Clearly much of the above, which refers to SM&CR, currently only applies to Banks and Deposit Takers and to a significant extent Insurers under SIMR. However, the direction of travel is clear and it is coming soon to a firm near you!
Obviously the delays to the anticipated Consultation Paper have frustrated many of us, and slowed or stopped many firms who have been doing the right thing and setting Accountability programmes in place.
We must be very cautious of allowing these delays to interfere with progress and planning though!
If you have recently reviewed the publications from PRA relating to SM&CR and SIMR, probably the biggest surprise is the speed and of the implementation deadlines. On 12th May PRA released PS12/17. This was a response to Consultation issued back in October last year, considering ‘amendments and optimisations’ for SM&CR and SIMR. It contained various changes, some of which came into immediate effect!
Others changes came into effect from 3rd July 2017, and a few more provisions have a date of 12th Sept 2017.
The Policy Statement also referred to a second consultation to consider a new Senior Manager Function and linked Responsibilities.

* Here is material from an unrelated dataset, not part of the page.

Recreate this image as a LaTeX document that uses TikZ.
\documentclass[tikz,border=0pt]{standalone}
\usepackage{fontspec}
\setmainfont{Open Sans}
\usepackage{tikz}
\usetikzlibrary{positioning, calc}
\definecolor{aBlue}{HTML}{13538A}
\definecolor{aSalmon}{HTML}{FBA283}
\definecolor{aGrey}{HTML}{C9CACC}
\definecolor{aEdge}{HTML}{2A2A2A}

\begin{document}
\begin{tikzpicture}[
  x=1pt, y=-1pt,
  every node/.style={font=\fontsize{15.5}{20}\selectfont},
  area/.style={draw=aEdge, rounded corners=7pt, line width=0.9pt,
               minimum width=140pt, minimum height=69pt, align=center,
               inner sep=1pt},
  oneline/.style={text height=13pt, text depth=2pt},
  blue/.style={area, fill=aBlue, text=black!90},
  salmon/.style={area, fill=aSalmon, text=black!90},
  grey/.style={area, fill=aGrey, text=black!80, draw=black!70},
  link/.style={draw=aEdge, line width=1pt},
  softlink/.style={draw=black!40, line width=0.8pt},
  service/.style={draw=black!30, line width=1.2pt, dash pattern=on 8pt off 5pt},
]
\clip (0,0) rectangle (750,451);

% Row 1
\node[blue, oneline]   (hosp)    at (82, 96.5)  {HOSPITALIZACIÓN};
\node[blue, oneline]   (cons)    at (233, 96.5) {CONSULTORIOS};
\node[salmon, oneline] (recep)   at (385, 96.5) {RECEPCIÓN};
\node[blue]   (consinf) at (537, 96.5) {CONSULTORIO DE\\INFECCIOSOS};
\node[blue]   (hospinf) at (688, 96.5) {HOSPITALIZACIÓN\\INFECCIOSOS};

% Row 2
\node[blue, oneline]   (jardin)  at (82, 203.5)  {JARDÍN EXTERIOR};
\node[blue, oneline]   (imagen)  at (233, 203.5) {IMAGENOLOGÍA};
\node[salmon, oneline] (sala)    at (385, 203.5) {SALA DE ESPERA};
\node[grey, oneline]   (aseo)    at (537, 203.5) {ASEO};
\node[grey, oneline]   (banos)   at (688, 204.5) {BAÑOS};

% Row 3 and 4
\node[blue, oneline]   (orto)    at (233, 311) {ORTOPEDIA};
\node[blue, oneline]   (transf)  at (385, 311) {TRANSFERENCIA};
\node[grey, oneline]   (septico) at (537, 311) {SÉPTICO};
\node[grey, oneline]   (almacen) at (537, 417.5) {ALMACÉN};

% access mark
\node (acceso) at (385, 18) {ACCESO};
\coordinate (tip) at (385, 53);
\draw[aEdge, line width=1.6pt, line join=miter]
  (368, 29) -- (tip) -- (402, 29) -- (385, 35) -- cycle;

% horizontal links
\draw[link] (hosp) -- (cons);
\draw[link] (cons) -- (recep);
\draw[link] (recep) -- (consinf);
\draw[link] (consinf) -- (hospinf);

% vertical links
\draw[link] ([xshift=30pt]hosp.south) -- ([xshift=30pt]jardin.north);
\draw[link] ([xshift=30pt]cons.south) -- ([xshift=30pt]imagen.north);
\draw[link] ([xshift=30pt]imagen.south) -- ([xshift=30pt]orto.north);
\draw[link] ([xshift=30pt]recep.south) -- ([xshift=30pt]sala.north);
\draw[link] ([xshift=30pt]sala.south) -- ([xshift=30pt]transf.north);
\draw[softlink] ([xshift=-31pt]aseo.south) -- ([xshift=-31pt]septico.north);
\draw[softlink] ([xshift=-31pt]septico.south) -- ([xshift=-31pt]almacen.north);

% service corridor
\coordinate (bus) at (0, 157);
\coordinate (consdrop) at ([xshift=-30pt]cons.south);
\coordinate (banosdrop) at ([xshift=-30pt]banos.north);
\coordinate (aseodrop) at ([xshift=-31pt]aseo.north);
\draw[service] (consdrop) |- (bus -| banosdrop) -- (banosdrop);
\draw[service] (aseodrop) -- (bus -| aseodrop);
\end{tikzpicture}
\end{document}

This CP has also recently been published, CP8/17, which has deadlines for responses of 14th August and 22nd September 2017.
This accelerated timeline, is very likely to be consistent for the major consultation relating to Accountability 2 and the application of SM&CR to all of us. FCA have been very clear that they consider Accountability 2 to be a proportionate extension of what is already successfully implemented – not something new.

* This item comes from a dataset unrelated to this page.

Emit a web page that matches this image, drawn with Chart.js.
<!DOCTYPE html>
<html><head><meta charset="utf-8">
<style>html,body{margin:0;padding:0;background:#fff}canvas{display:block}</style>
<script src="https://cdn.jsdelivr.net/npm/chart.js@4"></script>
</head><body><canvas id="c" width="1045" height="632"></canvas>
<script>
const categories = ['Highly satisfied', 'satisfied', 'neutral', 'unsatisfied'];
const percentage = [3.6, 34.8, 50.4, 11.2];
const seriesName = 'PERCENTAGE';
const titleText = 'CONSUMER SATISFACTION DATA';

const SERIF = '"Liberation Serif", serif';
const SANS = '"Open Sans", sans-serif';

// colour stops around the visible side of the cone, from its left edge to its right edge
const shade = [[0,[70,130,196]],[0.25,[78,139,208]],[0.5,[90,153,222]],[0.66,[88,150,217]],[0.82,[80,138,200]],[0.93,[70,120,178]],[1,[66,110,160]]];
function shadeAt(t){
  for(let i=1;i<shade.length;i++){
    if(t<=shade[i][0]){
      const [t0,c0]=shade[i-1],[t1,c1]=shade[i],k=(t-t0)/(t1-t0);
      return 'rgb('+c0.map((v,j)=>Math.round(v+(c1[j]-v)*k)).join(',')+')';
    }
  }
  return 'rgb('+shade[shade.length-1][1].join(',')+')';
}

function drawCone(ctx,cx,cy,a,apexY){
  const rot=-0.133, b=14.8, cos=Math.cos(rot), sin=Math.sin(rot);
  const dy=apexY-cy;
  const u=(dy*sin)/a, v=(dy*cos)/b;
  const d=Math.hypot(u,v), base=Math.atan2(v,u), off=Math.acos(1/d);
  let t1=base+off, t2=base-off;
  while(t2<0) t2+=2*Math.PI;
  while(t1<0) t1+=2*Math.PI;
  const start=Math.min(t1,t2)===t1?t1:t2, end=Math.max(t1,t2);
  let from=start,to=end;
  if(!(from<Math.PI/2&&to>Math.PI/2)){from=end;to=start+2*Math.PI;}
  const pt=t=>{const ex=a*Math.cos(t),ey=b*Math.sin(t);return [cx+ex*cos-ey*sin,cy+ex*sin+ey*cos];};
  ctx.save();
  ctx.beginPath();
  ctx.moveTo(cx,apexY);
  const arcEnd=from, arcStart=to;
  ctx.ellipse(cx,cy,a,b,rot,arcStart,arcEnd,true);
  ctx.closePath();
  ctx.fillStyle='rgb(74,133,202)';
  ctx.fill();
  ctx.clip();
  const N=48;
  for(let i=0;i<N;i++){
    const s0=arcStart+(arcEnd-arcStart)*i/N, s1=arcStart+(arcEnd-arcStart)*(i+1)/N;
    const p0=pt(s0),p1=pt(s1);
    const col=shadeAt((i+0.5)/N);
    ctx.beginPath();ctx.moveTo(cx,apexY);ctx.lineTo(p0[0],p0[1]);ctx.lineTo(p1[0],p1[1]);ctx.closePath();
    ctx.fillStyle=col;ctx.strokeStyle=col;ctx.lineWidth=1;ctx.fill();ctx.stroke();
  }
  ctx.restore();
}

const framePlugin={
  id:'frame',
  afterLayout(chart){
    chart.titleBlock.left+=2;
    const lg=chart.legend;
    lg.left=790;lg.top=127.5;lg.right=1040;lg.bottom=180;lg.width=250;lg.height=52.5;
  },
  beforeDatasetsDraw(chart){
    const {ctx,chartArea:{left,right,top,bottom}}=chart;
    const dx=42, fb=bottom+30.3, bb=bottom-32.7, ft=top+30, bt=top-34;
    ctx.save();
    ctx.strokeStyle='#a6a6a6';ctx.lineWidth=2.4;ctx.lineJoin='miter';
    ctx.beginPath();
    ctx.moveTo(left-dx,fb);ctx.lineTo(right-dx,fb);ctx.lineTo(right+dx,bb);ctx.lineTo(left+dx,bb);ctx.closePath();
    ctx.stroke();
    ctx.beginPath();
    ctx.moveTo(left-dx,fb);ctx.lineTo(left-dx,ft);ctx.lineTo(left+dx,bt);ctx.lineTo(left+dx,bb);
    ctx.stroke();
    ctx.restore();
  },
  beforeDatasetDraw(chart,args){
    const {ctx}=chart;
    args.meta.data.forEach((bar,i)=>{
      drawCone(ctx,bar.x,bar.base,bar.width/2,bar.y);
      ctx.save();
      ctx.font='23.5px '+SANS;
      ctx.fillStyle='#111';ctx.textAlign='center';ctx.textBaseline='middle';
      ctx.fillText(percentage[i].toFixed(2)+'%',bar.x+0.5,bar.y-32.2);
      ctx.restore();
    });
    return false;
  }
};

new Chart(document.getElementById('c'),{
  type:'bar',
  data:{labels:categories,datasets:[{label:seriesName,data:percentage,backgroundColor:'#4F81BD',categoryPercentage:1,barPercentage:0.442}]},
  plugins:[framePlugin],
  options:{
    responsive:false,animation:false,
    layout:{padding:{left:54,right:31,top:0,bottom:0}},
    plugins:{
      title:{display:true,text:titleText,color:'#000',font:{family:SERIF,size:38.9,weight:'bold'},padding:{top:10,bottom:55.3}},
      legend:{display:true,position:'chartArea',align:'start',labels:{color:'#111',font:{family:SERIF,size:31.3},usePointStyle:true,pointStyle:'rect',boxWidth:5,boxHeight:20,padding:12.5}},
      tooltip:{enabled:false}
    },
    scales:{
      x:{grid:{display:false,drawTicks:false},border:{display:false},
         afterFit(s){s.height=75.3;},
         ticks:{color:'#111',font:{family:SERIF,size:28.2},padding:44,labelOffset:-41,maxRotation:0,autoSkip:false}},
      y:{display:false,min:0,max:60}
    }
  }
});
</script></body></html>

Despite the delays, they appear very keen to defend and persist the ‘2018’ deadline, suggested by the Treasury and therefore I am sure that elements of the regime will be expected to apply to all firms before the end of next year (less than 18 months away).
Some of the urgency, I suspect is driven by the priority and focus on Culture and Governance as a cross sector risk. Once Accountability 2 is in play, the clarity and collateral referred to throughout the FCA Business Plan will be available for all firms, all Boards, all governance teams and all regulatory supervisors and policy makers.

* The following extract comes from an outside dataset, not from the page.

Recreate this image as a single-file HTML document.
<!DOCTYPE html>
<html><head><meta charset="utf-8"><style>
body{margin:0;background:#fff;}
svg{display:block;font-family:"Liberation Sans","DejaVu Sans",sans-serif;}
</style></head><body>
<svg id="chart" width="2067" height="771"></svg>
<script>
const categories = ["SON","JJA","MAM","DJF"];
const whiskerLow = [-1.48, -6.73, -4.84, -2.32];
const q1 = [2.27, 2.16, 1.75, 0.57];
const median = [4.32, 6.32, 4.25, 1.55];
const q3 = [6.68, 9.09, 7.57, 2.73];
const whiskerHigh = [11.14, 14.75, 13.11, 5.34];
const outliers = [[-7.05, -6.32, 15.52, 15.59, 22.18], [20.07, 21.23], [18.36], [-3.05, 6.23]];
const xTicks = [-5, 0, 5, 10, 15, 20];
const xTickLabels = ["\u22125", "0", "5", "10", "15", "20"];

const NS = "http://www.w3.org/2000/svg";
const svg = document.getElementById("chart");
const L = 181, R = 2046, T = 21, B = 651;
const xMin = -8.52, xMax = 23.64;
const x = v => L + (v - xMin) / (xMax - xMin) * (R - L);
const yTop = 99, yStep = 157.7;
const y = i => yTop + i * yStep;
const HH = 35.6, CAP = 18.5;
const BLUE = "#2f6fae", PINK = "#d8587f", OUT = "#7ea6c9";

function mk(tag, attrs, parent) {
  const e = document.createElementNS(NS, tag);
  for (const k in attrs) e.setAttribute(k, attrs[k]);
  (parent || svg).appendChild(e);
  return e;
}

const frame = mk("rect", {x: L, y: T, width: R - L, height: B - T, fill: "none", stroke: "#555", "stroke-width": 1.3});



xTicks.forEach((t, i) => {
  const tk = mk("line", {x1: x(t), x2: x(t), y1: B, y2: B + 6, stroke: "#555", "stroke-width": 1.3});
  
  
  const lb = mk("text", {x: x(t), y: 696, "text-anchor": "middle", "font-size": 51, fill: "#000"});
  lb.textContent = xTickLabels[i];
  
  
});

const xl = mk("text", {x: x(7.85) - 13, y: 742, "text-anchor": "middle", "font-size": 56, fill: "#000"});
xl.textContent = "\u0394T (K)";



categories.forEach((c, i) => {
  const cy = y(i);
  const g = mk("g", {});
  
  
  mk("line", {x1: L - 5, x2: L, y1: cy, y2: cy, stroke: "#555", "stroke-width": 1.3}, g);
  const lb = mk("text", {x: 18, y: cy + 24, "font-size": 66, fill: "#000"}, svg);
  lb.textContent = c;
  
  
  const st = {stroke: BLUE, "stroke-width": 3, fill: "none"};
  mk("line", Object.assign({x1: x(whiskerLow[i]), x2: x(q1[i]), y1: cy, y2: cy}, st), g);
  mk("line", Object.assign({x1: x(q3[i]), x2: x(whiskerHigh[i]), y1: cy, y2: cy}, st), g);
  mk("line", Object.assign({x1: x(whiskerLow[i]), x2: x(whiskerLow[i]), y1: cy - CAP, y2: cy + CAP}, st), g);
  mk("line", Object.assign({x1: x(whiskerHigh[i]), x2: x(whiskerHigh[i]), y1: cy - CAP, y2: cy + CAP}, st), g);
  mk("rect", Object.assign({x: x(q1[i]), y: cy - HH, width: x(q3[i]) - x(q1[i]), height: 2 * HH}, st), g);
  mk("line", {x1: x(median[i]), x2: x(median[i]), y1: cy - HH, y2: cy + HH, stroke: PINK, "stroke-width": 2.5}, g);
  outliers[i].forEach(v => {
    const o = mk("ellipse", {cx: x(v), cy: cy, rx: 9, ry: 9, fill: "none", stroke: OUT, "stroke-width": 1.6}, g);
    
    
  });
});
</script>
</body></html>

we have many, many ‘people related’ metrics that speak volumes of the ‘Culture’ of our business.
With this in mind, where are you in your firm with monitoring and reporting on your Culture? It is clear that many (most? all?) operational reporting and existing MI can be reviewed and considered from a ‘Culture’ perspective but within T&C and Performance Management and HR and Compliance areas of the business we have many, many ‘people related’ metrics that speak volumes of the ‘Culture’ of our business.
It would be a worthwhile activity to review now all of your existing T&C metrics and KPIs to consider how they can be used as evidence of the Culture (and Conduct) of your people. What new metrics should be introduced to support the new obligations of SMR and Certification?
Given that our business is supplying systems and process management to help manage risk, enable compliance and deliver efficiency to firms operating Performance Management, T&C, SMR, Conduct and Certification schemes we have many examples of Key Performance Indicators and relevant MI metrics. If anyone is interested in discussing these examples, please do get in touch.
Hopefully, if you use a system similar to ours, Insight T&C, configuring new KPIs, metrics, workflow and automated emails is a simple and easy exercise.
Perhaps we could all join the ‘Culture Club’ and be awarded our ‘Conduct’ badge? Receive a monthly progress report highlighting our significant achievements and assuring us that we have completed over 100 ‘transactions’ without a single breach?
Now here’s a thought that I can’t resist – What would a Fitness and Propriety ‘Bit’ look like and what might it measure / report on? (Suggestions posted on the TC News Linkedin Group please?)
Now, where did I leave the blessed charger???